ジャケットは、銀座の老舗、壹番館洋服店でオーダーしたもの。
「これはスモーキング・ジャケットと言って、シガーを吸うときに着るためのものです。壹番館の社長、渡辺新さん
がウチの常連で、作ってもらいました。ラペルは本物のシガーバンドを縫い合わせて作ってあるんですよ」
ボウタイはグッチ。
「実はこれは安全ピンがついたブローチだったのです。紐をつけて、ボウタイとして使えるようにしました」
シャツとジーンズは、なんとユニクロです。
サングラスは、イギリスのリンダ・ファロー。
「ミコノス島で買いました。私はリゾートが大好きなのです」
時計は、ラルフ ローレン。
「日焼けをするのが大好きなので、焼けた肌に似合うのはイエローゴールドだと思って買いました」
“幸・福”の文字が印象的なルームシューズは、フランスのマシュー・コックソン。
「私はルームシューズが大好きなのです。

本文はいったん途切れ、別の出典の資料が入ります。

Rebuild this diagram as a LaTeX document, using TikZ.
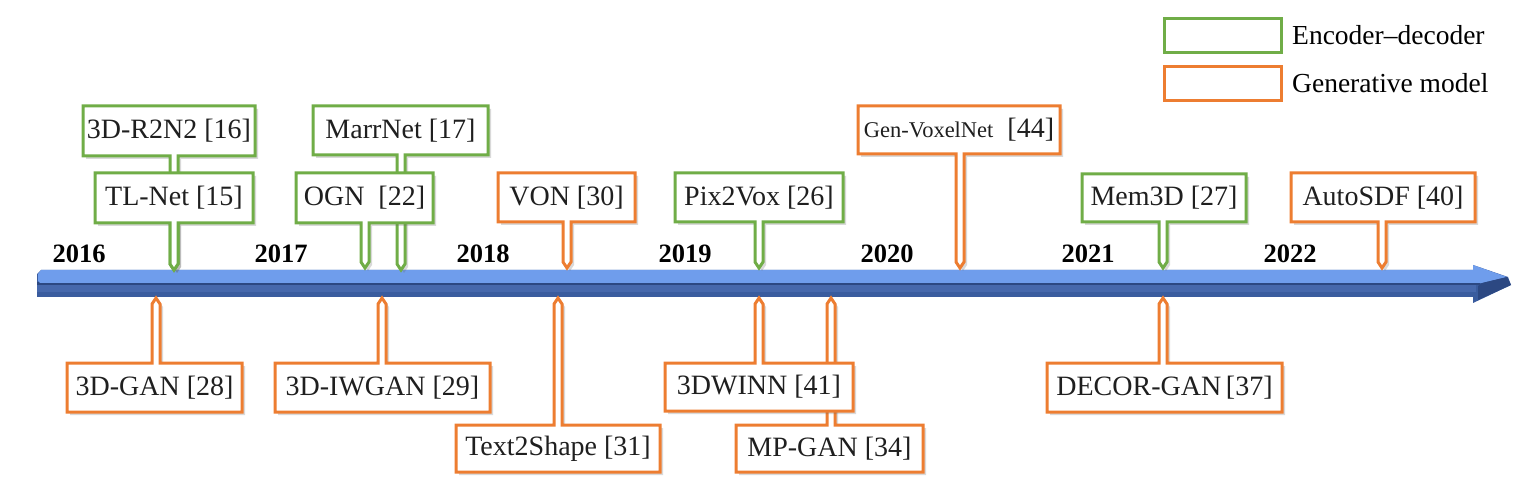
\documentclass[tikz,border=0pt]{standalone}
\usepackage{fontspec}
\setmainfont{Liberation Serif}
\usetikzlibrary{shadows}
\definecolor{cgreen}{HTML}{70AD47}
\definecolor{corange}{HTML}{ED7D31}
\definecolor{alight}{HTML}{6F9DEC}
\definecolor{adark}{HTML}{3A5C9E}
\definecolor{adarker}{HTML}{2C4882}
\definecolor{amid}{HTML}{4668AC}
\tikzset{
  callbox/.style={draw=#1, fill=white, line width=3pt, line join=miter,
    drop shadow={shadow xshift=3pt, shadow yshift=-3pt, opacity=0.25, fill=black!60}},
  lbl/.style={inner sep=0pt, font=\fontsize{28}{30}\selectfont, text=black!88},
  yr/.style={inner sep=0pt, anchor=base, font=\fontsize{26.5}{28}\selectfont\bfseries},
  legbox/.style={draw=#1, line width=3pt, fill=white, minimum width=117pt, minimum height=34pt, inner sep=0pt},
  legtxt/.style={inner sep=0pt, anchor=west, font=\fontsize{27.5}{30}\selectfont}
}
% callout with pointer below the box
\newcommand\calldown[9]{%
  \path[callbox=#8] (#2,#3) -- (#4,#3) -- (#4,#5) -- ({#6+4},#5) -- ({#6+4},{#7-6}) -- (#6,#7) -- ({#6-4},{#7-6}) -- ({#6-4},#5) -- (#2,#5) -- cycle;
  \node[lbl] (#1) at ({(#2+#4)/2},{(#3+#5)/2}) {#9};
}
% callout with pointer above the box
\newcommand\callup[9]{%
  \path[callbox=#8] (#2,#3) -- ({#6-4},#3) -- ({#6-4},{#7+6}) -- (#6,#7) -- ({#6+4},{#7+6}) -- ({#6+4},#3) -- (#4,#3) -- (#4,#5) -- (#2,#5) -- cycle;
  \node[lbl] (#1) at ({(#2+#4)/2},{(#3+#5)/2}) {#9};
}
\begin{document}
\begin{tikzpicture}[x=1pt,y=-1pt]
\useasboundingbox (0,0) rectangle (1539,486);
% ---- timeline arrow ----
\fill[adark] (37,274) -- (41,270) -- (1473,270) -- (1473,265) -- (1508,277) -- (1511,285) -- (1473,303) -- (1473,297) -- (37,297) -- cycle;
\fill[amid] (37,285) -- (1476,285) -- (1476,292) -- (37,292) -- cycle;
\fill[adarker] (37,282.5) -- (1480,282.5) -- (1480,285) -- (37,285) -- cycle;
\fill[alight] (41,270) -- (1473,270) -- (1473,265) -- (1507,277) -- (1482,283) -- (40,283) -- (38,281) -- (38,274) -- cycle;
\fill[adarker] (1482,283) -- (1507,277) -- (1511,285) -- (1478,300) -- (1478,286) -- cycle;
% ---- years ----
\node[yr] (y2016) at (79,263) {2016};
\node[yr] (y2017) at (281,263) {2017};
\node[yr] (y2018) at (483,263) {2018};
\node[yr] (y2019) at (685,263) {2019};
\node[yr] (y2020) at (887,263) {2020};
\node[yr] (y2021) at (1088,263) {2021};
\node[yr] (y2022) at (1290,263) {2022};
% ---- callouts above ----
\calldown{r2n2}{83}{106}{255}{156}{174}{270}{cgreen}{3D-R2N2 [16]}
\calldown{tlnet}{95}{173}{253}{223}{174}{270}{cgreen}{TL-Net [15]}
\calldown{marrnet}{313}{106}{488}{155}{401}{270}{cgreen}{MarrNet [17]}
\calldown{ogn}{296}{173}{433}{223}{365}{268}{cgreen}{OGN~ [22]}
\calldown{von}{498}{173}{635}{222}{567}{268}{corange}{VON [30]}
\calldown{pix2vox}{675}{173}{843}{222}{759}{268}{cgreen}{Pix2Vox [26]}
\calldown{genvox}{858}{106}{1060}{154}{960}{268}{corange}{{\fontsize{22.5}{24}\selectfont Gen-VoxelNet}~ [44]}
\calldown{mem3d}{1082}{174}{1246}{222}{1163}{268}{cgreen}{Mem3D [27]}
\calldown{autosdf}{1291}{173}{1475}{222}{1382}{268}{corange}{AutoSDF [40]}
% ---- callouts below ----
\callup{gan3d}{67}{363}{242}{412}{156}{298}{corange}{3D-GAN [28]}
\callup{iwgan}{275}{363}{490}{412}{382}{298}{corange}{3D-IWGAN [29]}
\callup{t2s}{456}{425}{660}{472}{558}{298}{corange}{Text2Shape [31]}
\callup{mpgan}{736}{425}{923}{472}{831}{298}{corange}{MP-GAN [34]}
\callup{winn}{665}{363}{853}{411}{759}{298}{corange}{3DWINN [41]}
\callup{decor}{1047}{363}{1282}{412}{1163}{298}{corange}{DECOR-GAN\,[37]}
% ---- legend ----
\node[legbox=cgreen] (lg1) at (1223,35.5) {};
\node[legbox=corange] (lg2) at (1223,83.5) {};
\node[legtxt] (lt1) at (1292,35) {Encoder–decoder};
\node[legtxt] (lt2) at (1292,83) {Generative model};
\end{tikzpicture}
\end{document}
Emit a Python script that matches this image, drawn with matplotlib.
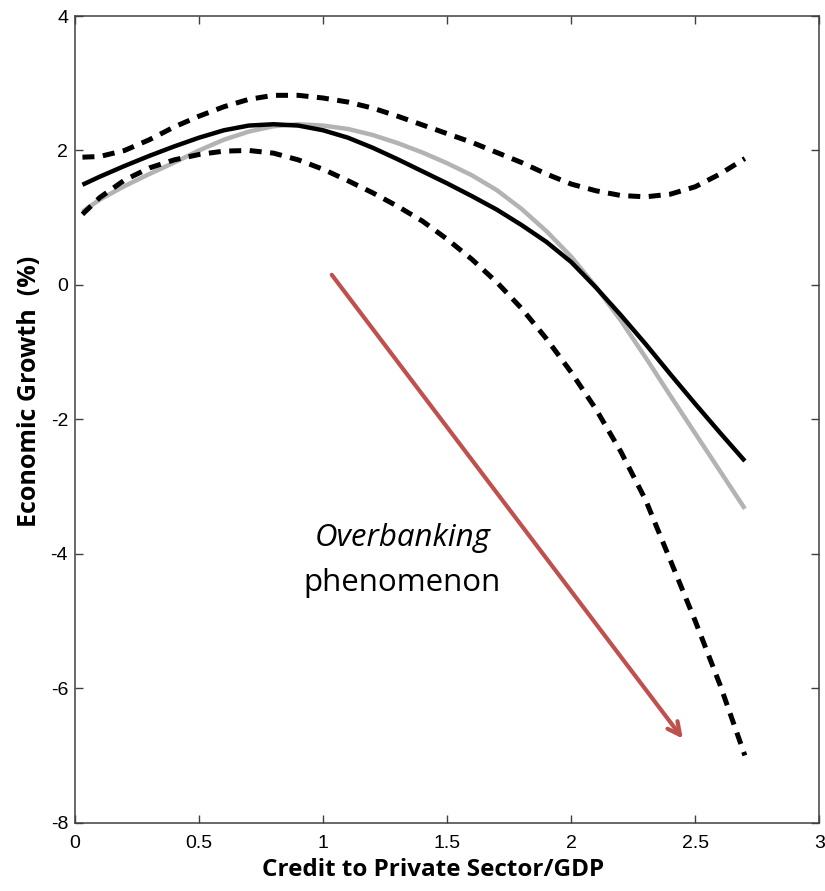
import matplotlib
matplotlib.use("Agg")
import matplotlib.pyplot as plt

# ---- data ----
credit = [0.03, 0.1, 0.2, 0.3, 0.4, 0.5, 0.6, 0.7, 0.8, 0.9, 1.0, 1.1, 1.2, 1.3,
          1.4, 1.5, 1.6, 1.7, 1.8, 1.9, 2.0, 2.1, 2.2, 2.3, 2.4, 2.5, 2.6, 2.7]

growth_estimate = [1.49, 1.61, 1.77, 1.92, 2.06, 2.19, 2.30, 2.37, 2.39, 2.37, 2.30,
                   2.19, 2.04, 1.87, 1.69, 1.51, 1.32, 1.12, 0.89, 0.64, 0.34,
                   -0.04, -0.45, -0.88, -1.33, -1.77, -2.20, -2.62]

growth_alt = [1.09, 1.27, 1.47, 1.65, 1.82, 2.00, 2.16, 2.28, 2.36, 2.39, 2.37,
              2.32, 2.23, 2.11, 1.97, 1.81, 1.63, 1.41, 1.13, 0.80, 0.42,
              -0.03, -0.53, -1.08, -1.65, -2.21, -2.77, -3.33]

upper_band = [1.90, 1.91, 2.00, 2.16, 2.35, 2.51, 2.65, 2.76, 2.82, 2.82, 2.78,
              2.72, 2.63, 2.51, 2.38, 2.25, 2.12, 1.97, 1.82, 1.65, 1.50,
              1.40, 1.33, 1.31, 1.35, 1.46, 1.65, 1.88]

lower_band = [1.05, 1.30, 1.56, 1.74, 1.86, 1.94, 1.99, 2.00, 1.96, 1.86, 1.72,
              1.55, 1.37, 1.17, 0.95, 0.68, 0.38, 0.04, -0.35, -0.80, -1.30,
              -1.85, -2.48, -3.20, -4.10, -5.00, -5.95, -7.00]

x_ticks = [0, 0.5, 1, 1.5, 2, 2.5, 3]
x_ticklabels = ["0", "0.5", "1", "1.5", "2", "2.5", "3"]
y_ticks = [-8, -6, -4, -2, 0, 2, 4]
y_ticklabels = ["-8", "-6", "-4", "-2", "0", "2", "4"]

xlabel = "Credit to Private Sector/GDP"
ylabel = "Economic Growth  (%)"
note_italic = "Overbanking"
note_plain = "phenomenon"
arrow_start = (1.035, 0.15)
arrow_end = (2.45, -6.75)

# ---- figure ----
fig = plt.figure(figsize=(8.25, 8.91), dpi=100)
ax = fig.add_axes([75 / 825, 1 - 822.7 / 891, (819.3 - 75) / 825, (822.7 - 16) / 891])

ax.plot(credit, growth_alt, color="#b3b3b3", lw=3.2, solid_capstyle="butt",
        solid_joinstyle="round", zorder=3)
ax.plot(credit, growth_estimate, color="black", lw=3.2, solid_capstyle="butt",
        solid_joinstyle="round", zorder=4)
ax.plot(credit, upper_band, color="black", lw=3.6, linestyle=(0, (2.4, 1.7)), zorder=4)
ax.plot(credit, lower_band, color="black", lw=3.6, linestyle=(0, (2.4, 1.7)), zorder=4)

ax.set_xlim(0, 3)
ax.set_ylim(-8, 4)
ax.set_xticks(x_ticks)
ax.set_xticklabels(x_ticklabels)
ax.set_yticks(y_ticks)
ax.set_yticklabels(y_ticklabels)

tick_font = ["Liberation Sans Narrow", "Liberation Sans", "DejaVu Sans"]
for lab in ax.get_xticklabels() + ax.get_yticklabels():
    lab.set_fontfamily(tick_font)
    lab.set_fontsize(14)

ax.tick_params(direction="in", length=6, width=1.0, color="#404040",
               top=True, right=True, pad=5)
ax.tick_params(axis="x", pad=9)
for sp in ax.spines.values():
    sp.set_color("#404040")
    sp.set_linewidth(1.1)

label_font = ["Open Sans", "DejaVu Sans"]
fig.text(433 / 825, 1 - 870 / 891, xlabel, ha="center", va="center",
         fontsize=17.5, fontweight="bold", family=label_font)
fig.text(30 / 825, 1 - 391 / 891, ylabel, ha="center", va="center", rotation=90,
         fontsize=18, fontweight="bold", family=label_font)

ax.annotate("", xy=arrow_end, xytext=arrow_start,
            arrowprops=dict(arrowstyle="->,head_length=0.9,head_width=0.45",
                            color="#C0504D", lw=3.0, shrinkA=0, shrinkB=0),
            zorder=5)

ax.text(1.32, -3.77, note_italic, ha="center", va="center", fontsize=22.5,
        fontstyle="italic", family=label_font)
ax.text(1.32, -4.44, note_plain, ha="center", va="center", fontsize=22.5,
        family=label_font)

fig.savefig("out.png", dpi=100)
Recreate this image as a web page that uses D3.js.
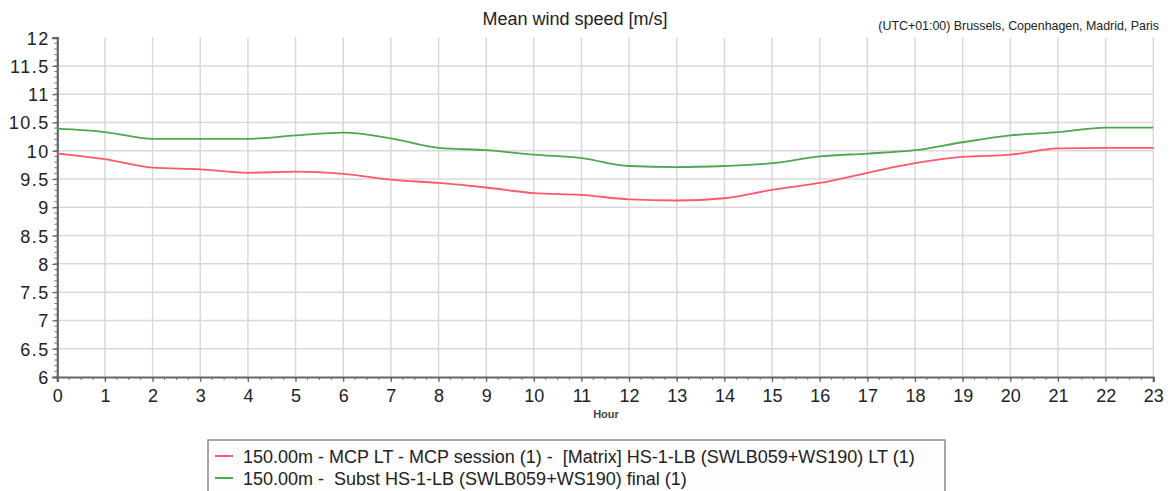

よく葉巻の仕入れでロンドンへ行くのですが、ジョージ・クレバリーにオリジナルのワッペンを持ち込んで、ルームシューズをオーダーしています。ワッペンはどこで買うのか、ですって? ヤフオクで入手するんですよ(笑)」
かつてはローリング・ストーンズの“ベロマーク”やマックのリンゴマークを持ち込んだこともあったそうですが、「コピーライトの問題があるので」と断られてしまったそうです。
さてリゾート好きの八木さんが、いま一番夢中になっているのが、クルーズです。
「主に地中海やアドリア海で、シルバーシーやリージェント セブンシーズ(いずれもクルーズ会社)の客船に乗ります。そういったクルーズ船では、ドレスコードが細かく決められています。日本人は嫌がりますが、私にとっては、それこそが楽しいのです」
船内で人脈が広がることも多いとか。
船で一番怖いのは火災です。ですから喫煙場所は厳密に決められていて、いい船だと、きちんとしたシガールームを備えています。そういったところへ集まる人は、だいたい決まってきますから、話が弾み、友人になることもよくあります」
八木さんの“シガ友”には、THE RAKEのインターナショナル編集長、ウェイ・コ―もいるそうです。
雑誌で扱っているくせに、私自身はシガーにはまったく明るくないのですが、八木さんに師事して、少し勉強してみようかな。
まるでシガーの紫煙のように、深く不思議な人でした。